E veniamo dunque agli elogi per la prima finalista del Mondiale. Se il Brasile è stato sconfitto tra le mura amiche dopo la bellezza di trentanove anni (datato 1975 l’ultimo scivolone interno), non è solo colpa di una pressione ossessiva gravante sulle spalle dei giocatori – “annusata” dopo le lacrime di Julio Cesar a margine dei rigori con il Cile e confermata dalla presenza di una psicologa prima del quarto contro la Colombia. Nel 7-1 di ieri c’è tanto merito della Mannschaft di Joaquim Loew: la sua creatura non fa prigionieri, passeggia su tutto quello che incontra grazie ad un centrocampo stellare in grado di tenere sempre in mano bacchetta e spartito. K-K-K (no, non pensate male), cioè Klose-Khedira-Kroos, coadiuvati da Mueller e protetti dallo strepitoso Neuer tra i pali (anche contro il Brasile ha mostrato stile da hockeysta nel neutralizzare le incursioni avversarie), hanno fatto impallidire la tripla di Rossi del Mundial ’82 e la doppia di Zidane del ’98.

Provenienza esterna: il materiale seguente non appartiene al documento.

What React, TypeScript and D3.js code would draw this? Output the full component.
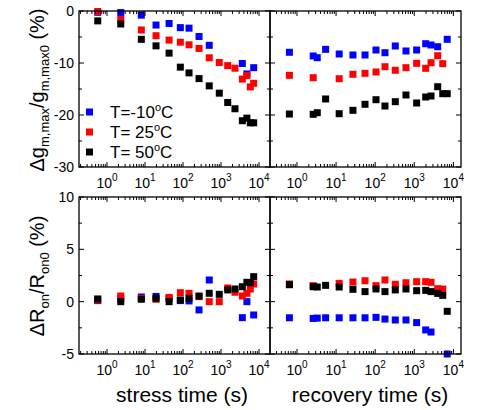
import React from "react";
import * as d3 from "d3";

// stress / recovery times (s), shared by every series of a panel
const stressTimes = [0.57, 2.3, 8, 19.5, 43, 85, 144, 264, 490, 900, 1500, 2330, 3640, 4800, 5900, 7240];
const recoveryTimes = [0.64, 2.6, 3.3, 5.4, 12, 27, 55, 105, 178, 327, 614, 1150, 1960, 2680, 3970, 5350, 6960];

// delta gm,max / gm,max0 (%) during stress
const gmStressM10 = [-0.25, -0.3, -0.8, -2.7, -2.4, -3.2, -3.3, -4.9, -6.6, null, null, null, -10.1, -12.1, null, -10.9];
const gmStress25 = [-0.1, -1.6, -3.65, -4.75, -5.6, -6.0, -6.5, -7.2, -9.0, -9.9, -10.5, -11.0, -13.1, -12.4, -14.6, -13.9];
const gmStress50 = [-1.9, -2.5, -5.45, -6.7, -8.1, -10.8, -11.9, -13.0, -14.4, -15.8, -17.6, -18.8, -21.1, -20.6, -21.5, -21.5];

// delta gm,max / gm,max0 (%) during recovery
const gmRecM10 = [-7.94, -8.65, -8.98, -7.37, -8.27, -8.46, -8.46, -7.5, -8.02, -6.73, -7.69, -7.5, -6.29, -6.54, -6.87, null, -5.44];
const gmRec25 = [-12.37, -12.83, null, null, -13.02, -12.17, -11.98, -11.73, -10.71, -11.4, -10.9, -10.06, -11.02, -9.94, -8.6, -10.13, null];
const gmRec50 = [-19.81, -19.87, -19.56, -16.92, -19.75, -19.1, -17.94, -17.06, -18.27, -17.44, -16.15, -17.69, -16.54, -16.35, -14.56, -15.9, -15.9];

// delta Ron / Ron0 (%) during stress
const ronStressM10 = [0.1, 0.3, 0.45, 0.5, 0.3, 0.1, 0.07, -0.79, 2.07, null, null, null, -1.53, 0.0, null, -1.27];
const ronStress25 = [0.16, 0.54, 0.32, 0.23, 0.41, 0.86, 0.8, 0.48, 0, 0, 1.31, 0.9, 0.54, 0.8, 1.21, 1.69];
const ronStress50 = [0.26, 0.0, 0.23, 0.32, 0.0, 0.16, 0.32, 0.54, 0.8, 0.7, 1.12, 1.21, 1.43, 1.85, 1.81, 2.39];

// delta Ron / Ron0 (%) during recovery
const ronRecM10 = [-1.54, -1.6, -1.57, -1.54, -1.54, -1.54, -1.54, -1.5, -1.66, -1.75, -1.75, -2.0, -2.7, -2.9, null, null, -5.0];
const ronRec25 = [1.69, 1.53, null, null, 1.75, 1.88, 2.0, 1.53, 2.07, 1.66, 1.81, 1.91, 1.91, 1.85, 1.24, 1.2, null];
const ronRec50 = [1.62, 1.43, 1.4, 1.56, 1.4, 1.18, 0.96, 1.21, 0.96, 1.12, 1.21, 1.05, 1.08, 0.96, 0.79, 0.6, -0.92];

const legendLabels = ["-10", " 25", " 50"];
const colors = ["#0000ff", "#ff0000", "#000000"];
const decades = [0, 1, 2, 3, 4];

const font = "'Liberation Sans', Arial, sans-serif";
const W = 482;
const H = 410;

const xStress = d3.scaleLog().domain([Math.pow(10, -0.737), Math.pow(10, 4.289)]).range([79, 270]);
const xRecov = d3.scaleLog().domain([Math.pow(10, -0.69), Math.pow(10, 4.195)]).range([270, 461]);
const yGm = d3.scaleLinear().domain([-30, 0]).range([167, 11]);
const yRon = d3.scaleLinear().domain([-5, 10]).range([354, 197]);

type Scale = d3.ScaleLogarithmic<number, number>;
type YScale = d3.ScaleLinear<number, number>;

function Panel(props: {
  x: Scale;
  y: YScale;
  times: number[];
  series: (number | null)[][];
  yStep: number;
  yMajor: number;
  yLabels: boolean;
}) {
  const { x, y, times, series, yStep, yMajor, yLabels } = props;
  const [x0, x1] = x.range();
  const [y1, y0] = y.range();
  const [ymin, ymax] = y.domain();
  const xt = x.ticks().filter((t) => t >= x.domain()[0] && t <= x.domain()[1]);
  const yt = d3.range(ymin, ymax + 0.001, yStep);
  const isMajor = (t: number) => Math.abs(Math.log10(t) - Math.round(Math.log10(t))) < 1e-6;
  const s = 7;
  return (
    <g>
      {series.map((vals, si) => (
        <g key={si} fill={colors[si]}>
          {vals.map((v, i) =>
            v === null ? null : (
              <rect key={i} x={x(times[i]) - s / 2} y={y(v) - s / 2} width={s} height={s} />
            )
          )}
        </g>
      ))}
      <rect x={x0} y={y0} width={x1 - x0} height={y1 - y0} fill="none" stroke="#000" strokeWidth={1.3} />
      {xt.map((t, i) => {
        const len = isMajor(t) ? 5 : 3;
        const px = x(t);
        return (
          <g key={i} stroke="#000" strokeWidth={1}>
            <line x1={px} x2={px} y1={y1} y2={y1 - len} />
            <line x1={px} x2={px} y1={y0} y2={y0 + len} />
          </g>
        );
      })}
      {yt.map((t, i) => {
        const len = Math.abs(t % yMajor) < 1e-6 ? 5 : 3;
        const py = y(t);
        return (
          <g key={i} stroke="#000" strokeWidth={1}>
            <line x1={x0} x2={x0 + len} y1={py} y2={py} />
            <line x1={x1} x2={x1 - len} y1={py} y2={py} />
          </g>
        );
      })}
      {decades.map((d) => (
        <text key={d} x={x(Math.pow(10, d))} y={y1 + 21} textAnchor="middle" fontSize={14} fontFamily={font}>
          10<tspan dy={-7} fontSize={10}>{d}</tspan>
        </text>
      ))}
      {yLabels &&
        yt
          .filter((t) => Math.abs(t % yMajor) < 1e-6)
          .map((t) => (
            <text key={t} x={x0 - 5} y={y(t)} dy="0.36em" textAnchor="end" fontSize={14} fontFamily={font}>
              {t}
            </text>
          ))}
    </g>
  );
}

export default function App() {
  return (
    <svg width={W} height={H} style={{ position: "absolute", left: 0, top: 0, background: "#fff" }}>
      <Panel x={xStress} y={yGm} times={stressTimes} series={[gmStressM10, gmStress25, gmStress50]} yStep={5} yMajor={10} yLabels={true} />
      <Panel x={xRecov} y={yGm} times={recoveryTimes} series={[gmRecM10, gmRec25, gmRec50]} yStep={5} yMajor={10} yLabels={false} />
      <Panel x={xStress} y={yRon} times={stressTimes} series={[ronStressM10, ronStress25, ronStress50]} yStep={2.5} yMajor={5} yLabels={true} />
      <Panel x={xRecov} y={yRon} times={recoveryTimes} series={[ronRecM10, ronRec25, ronRec50]} yStep={2.5} yMajor={5} yLabels={false} />

      {legendLabels.map((lab, i) => (
        <g key={i}>
          <rect x={86} y={108.5 + i * 20} width={7} height={7} fill={colors[i]} />
          <text x={110} y={118 + i * 20} fontSize={17} fontFamily={font} style={{ whiteSpace: "pre" }}>
            {"T=" + lab}
            <tspan dy={-7} fontSize={11}>o</tspan>
            <tspan dy={7}>C</tspan>
          </text>
        </g>
      ))}

      <text transform="translate(44,90) rotate(-90)" textAnchor="middle" fontSize={20} fontFamily={font}>
        Δg<tspan dy={5} fontSize={13}>m,max</tspan>
        <tspan dy={-5}>/g</tspan>
        <tspan dy={5} fontSize={13}>m,max0</tspan>
        <tspan dy={-5}> (%)</tspan>
      </text>
      <text transform="translate(44,276) rotate(-90)" textAnchor="middle" fontSize={20} fontFamily={font}>
        ΔR<tspan dy={5} fontSize={13}>on</tspan>
        <tspan dy={-5}>/R</tspan>
        <tspan dy={5} fontSize={13}>on0</tspan>
        <tspan dy={-5}> (%)</tspan>
      </text>

      <text x={182} y={402} textAnchor="middle" fontSize={21} fontFamily={font}>
        stress time (s)
      </text>
      <text x={370} y={402} textAnchor="middle" fontSize={21} fontFamily={font}>
        recovery time (s)
      </text>
    </svg>
  );
}
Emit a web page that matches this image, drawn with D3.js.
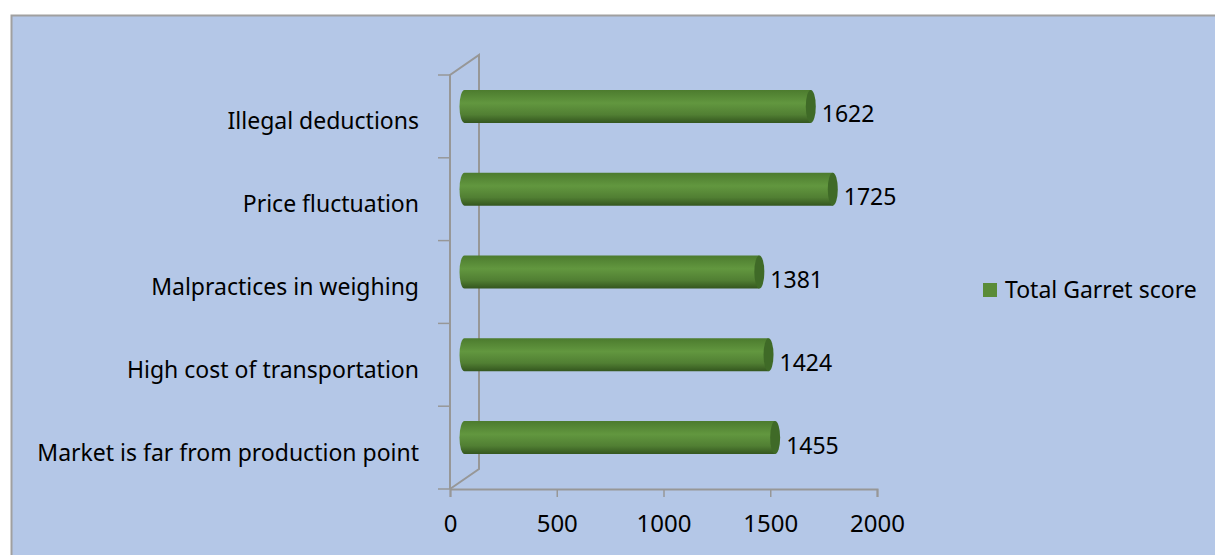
<!DOCTYPE html>
<html>
<head>
<meta charset="utf-8">
<script src="https://cdn.jsdelivr.net/npm/d3@7"></script>
<style>
  body { margin: 0; background: #fff; }
  text { font-family: "Noto Sans", "Open Sans", sans-serif; fill: #000; }
</style>
</head>
<body>
<svg id="chart"></svg>
<script>
const categories = ['Illegal deductions', 'Price fluctuation', 'Malpractices in weighing',
  'High cost of transportation', 'Market is far from production point'];
const scores = [1622, 1725, 1381, 1424, 1455];
const xTicks = [0, 500, 1000, 1500, 2000];
const seriesName = 'Total Garret score';

const width = 1215, height = 555;
const depth = { dx: 29, dy: -20 };
const fontSize = '23px';

const svg = d3.select('#chart').attr('width', width).attr('height', height);

// gradient for the cylinder body
const defs = svg.append('defs');
const grad = defs.append('linearGradient').attr('id', 'cyl')
  .attr('x1', 0).attr('y1', 0).attr('x2', 0).attr('y2', 1);
grad.append('stop').attr('offset', '0%').attr('stop-color', '#4c7b2e');
grad.append('stop').attr('offset', '40%').attr('stop-color', '#62973f');
grad.append('stop').attr('offset', '75%').attr('stop-color', '#517f33');
grad.append('stop').attr('offset', '100%').attr('stop-color', '#34561f');

// chart area
svg.append('rect')
  .attr('x', 11.5).attr('y', 15.5)
  .attr('width', width).attr('height', height)
  .attr('fill', '#b4c7e7').attr('stroke', '#a0a0a0').attr('stroke-width', 2);

const x = d3.scaleLinear().domain([0, 2000]).range([450, 877]);
const y = d3.scaleBand().domain(categories).range([75, 489]);

const axisColor = '#979797';
const g = svg.append('g');

// 3D wall lines
const x0 = x(0), yTop = y.range()[0], yBot = y.range()[1];
g.append('path')
  .attr('d', `M${x0},${yBot} L${x0},${yTop} L${x0 + depth.dx},${yTop + depth.dy} L${x0 + depth.dx},${yBot + depth.dy} L${x0},${yBot}`)
  .attr('fill', 'none').attr('stroke', axisColor).attr('stroke-width', 2);

// left ticks
const bounds = categories.map(c => y(c)).concat([yBot]);
g.selectAll('.ytick').data(bounds).join('line')
  .attr('x1', x0 - 12).attr('x2', x0)
  .attr('y1', d => d).attr('y2', d => d)
  .attr('stroke', axisColor).attr('stroke-width', 1.5);

// bottom axis
const xAxis = d3.axisBottom(x).tickValues(xTicks).tickSize(8).tickPadding(18).tickFormat(d3.format('d'));
const ax = g.append('g').attr('transform', `translate(0,${yBot})`).call(xAxis);
ax.select('.domain').attr('stroke', axisColor).attr('stroke-width', 2);
ax.selectAll('.tick line').attr('stroke', axisColor).attr('stroke-width', 1.5);
ax.selectAll('.tick text').style('font-size', '24px').style('font-family', '"Noto Sans", sans-serif');

// category labels
g.selectAll('.cat').data(categories).join('text')
  .attr('x', 419)
  .attr('y', d => y(d) + y.bandwidth() / 2 + 5)
  .attr('dy', '0.35em')
  .attr('text-anchor', 'end')
  .style('font-size', fontSize)
  .text(d => d);

// cylinders
const barH = 33, rx = 5;
const data = categories.map((c, i) => ({ c, v: scores[i] }));
const bars = g.selectAll('.bar').data(data).join('g').attr('class', 'bar')
  .attr('transform', d => `translate(${depth.dx / 2},${y(d.c) + y.bandwidth() / 2 + depth.dy / 2})`);

bars.append('path')
  .attr('d', d => {
    const a = x(0), b = x(d.v), r = barH / 2;
    return `M${b},${-r} L${a},${-r} A${rx},${r} 0 0 0 ${a},${r} L${b},${r} Z`;
  })
  .attr('fill', 'url(#cyl)');

bars.append('ellipse')
  .attr('cx', d => x(d.v)).attr('cy', 0)
  .attr('rx', rx).attr('ry', barH / 2)
  .attr('fill', '#3f6a27');

bars.append('text')
  .attr('x', d => x(d.v) + rx + 6)
  .attr('y', 8)
  .attr('dy', '0.35em')
  .style('font-size', fontSize)
  .text(d => d.v);

// legend
const lg = svg.append('g').attr('transform', 'translate(983,283)');
lg.append('rect').attr('width', 14).attr('height', 14).attr('fill', '#5a8c38');
lg.append('text').attr('x', 22).attr('y', 7).attr('dy', '0.35em')
  .style('font-size', fontSize).text(seriesName);
</script>
</body>
</html>
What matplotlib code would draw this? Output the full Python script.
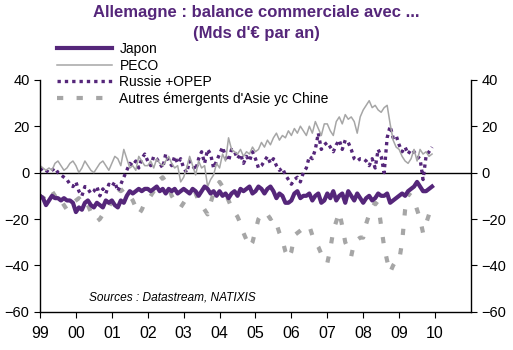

Non è un caso che la Germania abbia centrato l’ottava finale della sua storia in un Mondiale – su un totale di venti edizioni, scusate se è poco: dietro c’è un progetto lungo dodici anni, iniziato dalla sconfitta e unico precedente iridato contro il Brasile. Dal 2-0 di Yokohama (che costò il titolo ai tedeschi) ad oggi, con la sola eccezione all’Europeo del 2004,  la Germania è sempre stata protagonista, se vogliamo una meravigliosa incompiuta che ricorda con nostalgia l’ultimo successo vecchio di quasi due decenni (Euro 1996). Oggi, dopo un’attesa di dodici anni, i tifosi tedeschi sono autorizzati a sognare in grande. Olanda o Argentina permettendo.